While much of financial re-regulation deals with matters ordinary people never encounter, the Consumer Financial Protection Agency (CFPA) strikes to the heart of Main Street. This new agency would be charged with surveying the consumer finance landscape from mortgages to credit cards to make sure that the financial powers that be aren't selling predatory or otherwise unsound products. It would have the ability to write and enforce rules.
The House bill includes a stand-alone CFPA. The Senate bill would tuck the agency into the Federal Reserve, where it would technically still be independent, but might, CFPA proponents worry, come to take a back seat to the Fed's primary objectives of monetary policy and financial system stability.
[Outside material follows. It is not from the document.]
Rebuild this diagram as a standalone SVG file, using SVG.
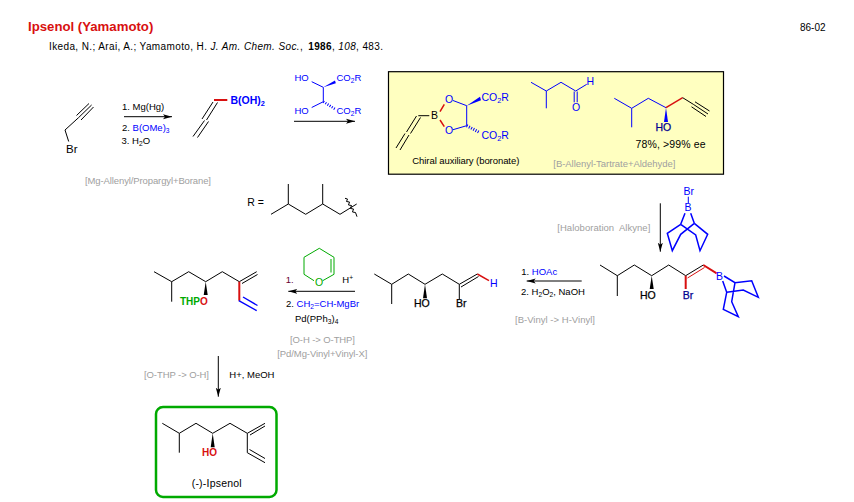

Congress has stripped out much of what the Obama Administration originally proposed for the CFPA. For example, in the House bill auto dealers are specifically exempted. In neither bill is there a mandate for sellers of financial products to offer simple, no-frills versions of their wares. And banks with under $10 billion in assets including most community banks and credit unions wouldn't fall under the purview of the CFPA. The House bill does, however, include a series of amendments to the Truth in Lending Act in order to make mortgage industry practices more consumer-friendly. Among other things, the bill would require lenders to look at and verify documentation in order to determine that a borrower has a "reasonable ability to repay" his loan.